In this example, we chain two withColumn() calls to cast both the "salary" and "bonus" columns from StringType to IntegerType.

Handling Type Casting Errors

link to this section

When casting a column to a different data type, you may encounter errors if the column contains values that cannot be converted to the target data type. To handle these errors, you can use the na functions, such as na.fill() or na.drop() .

val data = Seq(("Alice", "1000"), 
    ("Bob", "2000"), 
    ("Charlie", "NaN")) 
    
val df = data.toDF("name", "salary") 
val castedDF = df 
    .withColumn("salary", $"salary".cast(IntegerType)) 
    .na.fill(-1, Seq("salary")) 

In this example, we use the withColumn() function to cast the "salary" column from StringType to IntegerType. We then use the na.fill() function to replace any null values resulting from the casting operation with -1.
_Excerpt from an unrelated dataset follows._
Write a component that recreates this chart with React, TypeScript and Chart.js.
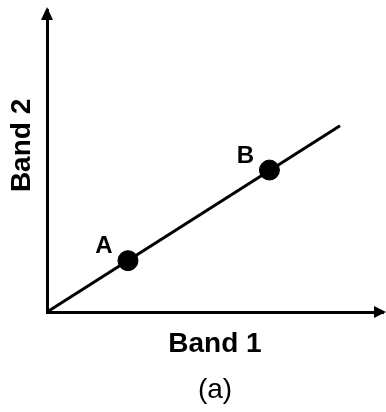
import React, { useEffect, useRef } from "react";
import { Chart, registerables } from "chart.js";

Chart.register(...registerables);

const xAxisTitle = "Band 1";
const yAxisTitle = "Band 2";
const caption = "(a)";

const lineX = [0, 8.72];
const lineY = [0, 6.17];

const pointLabels = ["A", "B"];
const pointX = [2.41, 6.62];
const pointY = [1.7, 4.7];

const FONT = "'Liberation Sans', Arial, sans-serif";

const arrowPlugin = {
  id: "axisArrows",
  afterDraw(chart: any) {
    const { ctx, chartArea } = chart;
    const { left, top, right, bottom } = chartArea;
    ctx.save();
    ctx.fillStyle = "#000";
    // y-axis arrow
    ctx.beginPath();
    ctx.moveTo(left, top - 3);
    ctx.lineTo(left - 6, top + 10);
    ctx.lineTo(left + 6, top + 10);
    ctx.closePath();
    ctx.fill();
    // x-axis arrow
    ctx.beginPath();
    ctx.moveTo(right + 3, bottom);
    ctx.lineTo(right - 9, bottom - 6);
    ctx.lineTo(right - 9, bottom + 6);
    ctx.closePath();
    ctx.fill();
    ctx.restore();
  },
};

const pointLabelPlugin = {
  id: "pointLabels",
  afterDatasetsDraw(chart: any) {
    const { ctx } = chart;
    const meta = chart.getDatasetMeta(1);
    ctx.save();
    ctx.fillStyle = "#000";
    ctx.font = `bold 24px ${FONT}`;
    ctx.textAlign = "center";
    ctx.textBaseline = "middle";
    meta.data.forEach((el: any, i: number) => {
      ctx.fillText(pointLabels[i], el.x - 24, el.y - 14);
    });
    ctx.restore();
  },
};

export default function App() {
  const ref = useRef<HTMLCanvasElement | null>(null);

  useEffect(() => {
    if (!ref.current) return;
    const chart = new Chart(ref.current, {
      type: "scatter",
      data: {
        datasets: [
          {
            type: "line",
            data: lineX.map((x, i) => ({ x, y: lineY[i] })),
            borderColor: "#000",
            borderWidth: 3,
            pointRadius: 0,
            fill: false,
          } as any,
          {
            type: "scatter",
            data: pointX.map((x, i) => ({ x, y: pointY[i] })),
            backgroundColor: "#000",
            borderColor: "#000",
            pointRadius: 10,
            pointHoverRadius: 10,
          },
        ],
      },
      options: {
        animation: false,
        responsive: false,
        events: [],
        layout: { autoPadding: false, padding: { top: 10, right: 3, left: 0, bottom: 0 } },
        plugins: {
          legend: { display: false },
          tooltip: { enabled: false },
          title: {
            display: true,
            position: "bottom",
            fullSize: false,
            text: caption,
            color: "#000",
            font: { family: FONT, size: 28, weight: "normal", lineHeight: 1 },
            padding: { top: 0, bottom: 7.5 },
          },
        },
        scales: {
          x: {
            type: "linear",
            min: 0,
            max: 10,
            grid: { display: false, drawTicks: false },
            ticks: { display: false },
            border: { display: true, color: "#000", width: 3 },
            title: {
              display: true,
              text: xAxisTitle,
              color: "#000",
              font: { family: FONT, size: 28, weight: "bold", lineHeight: 1.2 },
              padding: { top: 15.2, bottom: 15.7 },
            },
          },
          y: {
            type: "linear",
            min: 0,
            max: 10,
            grid: { display: false, drawTicks: false },
            ticks: { display: false },
            border: { display: true, color: "#000", width: 3 },
            title: {
              display: true,
              text: "    " + yAxisTitle,
              color: "#000",
              font: { family: FONT, size: 28, weight: "bold", lineHeight: 1.2 },
              padding: { top: 5.7, bottom: 7.7 },
            },
          },
        },
      },
      plugins: [arrowPlugin, pointLabelPlugin],
    });
    return () => chart.destroy();
  }, []);

  return (
    <div style={{ position: "fixed", left: 0, top: 0, width: 386, height: 412, background: "#fff" }}>
      <canvas ref={ref} width={386} height={412} style={{ display: "block" }} />
    </div>
  );
}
Casting Columns Using SQL-style Syntax

link to this section

You can use SQL-style syntax to cast columns in Spark DataFrames using the selectExpr() function.

val castedDF = df.selectExpr("name", "CAST(salary AS INT) AS salary") 

In this example, we use the selectExpr() function with SQL-style syntax to cast the "salary" column from StringType to IntegerType and rename the new column as "salary".

Casting Columns Using a Custom Function

link to this section

In some cases, you may want to perform a custom transformation when casting a column. You can do this by defining a custom function using the udf() function.

import org.apache.spark.sql.functions._ 
import org.apache.spark.sql.types._ 

def customCast(value: String): Int = { 
    try { 
        value.toInt 
    } 
    catch { 
        case _: NumberFormatException => -1 
    } 
} 

val customCastUDF = udf(customCast _) 
val castedDF = df.withColumn("salary", customCastUDF($"salary")) 

In this example, we define a custom function called customCast() that attempts to cast a string value to an integer and returns -1 if the conversion fails. We then create a user-defined function (UDF) using the udf() function and apply it to the "salary" column using the withColumn() function.

Conclusion

link to this section

In this comprehensive blog post, we explored various ways to change the data type of columns in Spark DataFrames using Scala, including the cast() function, handling type casting errors, SQL-style syntax, and custom functions. With a deep understanding of how to perform type casting on columns in Spark DataFrames using Scala, you can now create more flexible and efficient data processing pipelines that can handle various data types and transformations. Keep honing your Spark and Scala skills to further enhance your big data processing capabilities.